The successful 100-year portfolio balances assets that profit from secular growth and those that profit from secular decline.
“We cannot solve our problems with the same thinking that created them” — A. Einstein
Prioritize secular non-correlation over excess returns when selecting assets.
True diversification against secular change involves combining offensive assets (stocks, bonds, real estate) and defensive assets (gold, active long volatility, commodity trend following).
For a regular investor, this means finding the right asset allocation between cash, gold, bonds, stocks, and real estate.
Monkeys on Typewriters
“If one puts an infinite number of monkeys in front of typewriters, and lets them clap away, there is a certainty that one of them would come up with an exact version of the Iliad. Now that we have found a hero among monkeys, would you invest your life’s savings on a bet that this monkey would write the Odyssey next?” — N. Taleb, Fooled by Randomness
If someone has performed better than the crowd in the past, there is a presumption of his ability to do better in the future. But this presumption may be very weak because it all depends on two factors:
The profession’s randomness content
The number of monkeys in operation
If there are five monkeys in the game, it would be extremely impressive if one of them wrote the Iliad. However, if there are a billion, it would be surprising if none of them got some well-known piece of work, just by luck.

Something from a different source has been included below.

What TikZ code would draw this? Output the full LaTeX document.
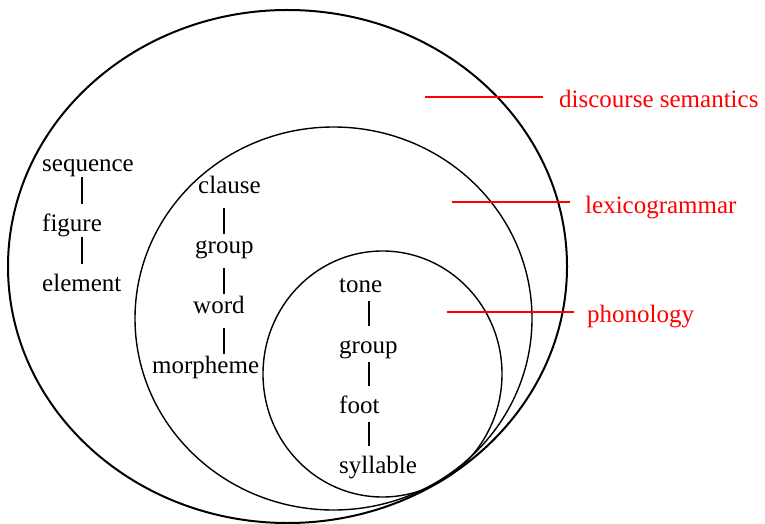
\documentclass[tikz,border=0pt]{standalone}
\usepackage{fontspec}
\setmainfont{Liberation Serif}

\begin{document}
\begin{tikzpicture}[x=1pt,y=-1pt,
  unit/.style={anchor=base west,inner sep=0pt,font=\fontsize{25}{30}\selectfont},
  stratum/.style={unit,text=red},
  pointer/.style={red,line width=1.5pt},
  rank/.style={line width=1.5pt}]
\useasboundingbox (0,0) rectangle (765,524);
\draw[line width=2pt] (287.5,266.5) ellipse [x radius=279.5pt,y radius=256.5pt];
\draw[line width=1.4pt] (333.5,318.5) ellipse [x radius=198.5pt,y radius=191.5pt];
\draw[line width=1.4pt] (382.5,374) ellipse [x radius=119.5pt,y radius=123pt];

\node[unit] (seq) at (42,171) {sequence};
\node[unit] (fig) at (42,231) {figure};
\node[unit] (elt) at (42,291) {element};
\node[unit] (cls) at (198,193) {clause};
\node[unit] (grp) at (195,253) {group};
\node[unit] (wrd) at (193,313) {word};
\node[unit] (mor) at (152,373) {morpheme};
\node[unit] (ton) at (339,292) {tone};
\node[unit] (tgr) at (339,353) {group};
\node[unit] (fot) at (339,413) {foot};
\node[unit] (syl) at (339,473) {syllable};

\coordinate (c1) at (82,0);
\coordinate (c2) at (224,0);
\coordinate (c3) at (369,0);
\foreach \a/\b in {seq/fig,fig/elt}
  \draw[rank,shorten <=6pt,shorten >=27pt] (\a.base -| c1) -- (\b.base -| c1);
\foreach \a/\b in {cls/grp,grp/wrd,wrd/mor}
  \draw[rank,shorten <=15pt,shorten >=19pt] (\a.base -| c2) -- (\b.base -| c2);
\foreach \a/\b in {ton/tgr,tgr/fot,fot/syl}
  \draw[rank,shorten <=9pt,shorten >=27pt] (\a.base -| c3) -- (\b.base -| c3);

\node[stratum] (ds) at (559,108) {discourse semantics};
\node[stratum] (lg) at (585,213) {lexicogrammar};
\node[stratum] (ph) at (587,322) {phonology};
\draw[pointer] (ds.base west) ++(-16,-11) -- ++(-118,0);
\draw[pointer] (lg.base west) ++(-15,-11) -- ++(-118,0);
\draw[pointer] (ph.base west) ++(-13,-10) -- ++(-127,0);
\end{tikzpicture}
\end{document}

Unfortunately, in real life the other monkeys are uncountable and we only see the winners which gives us a mistaken perception of the odds (i.e. survivorship bias).
“Mild success can be explainable by skills and labor. Wild success is attributable to variance.” — N. Taleb
For example, a population entirely composed of bad managers will produce a small amount of great track records. Therefore, the number of managers with great track records depends far more on the number of people who started in the investment business rather than on their ability to produce profits.
As the saying goes, even a broken clock is right twice a day.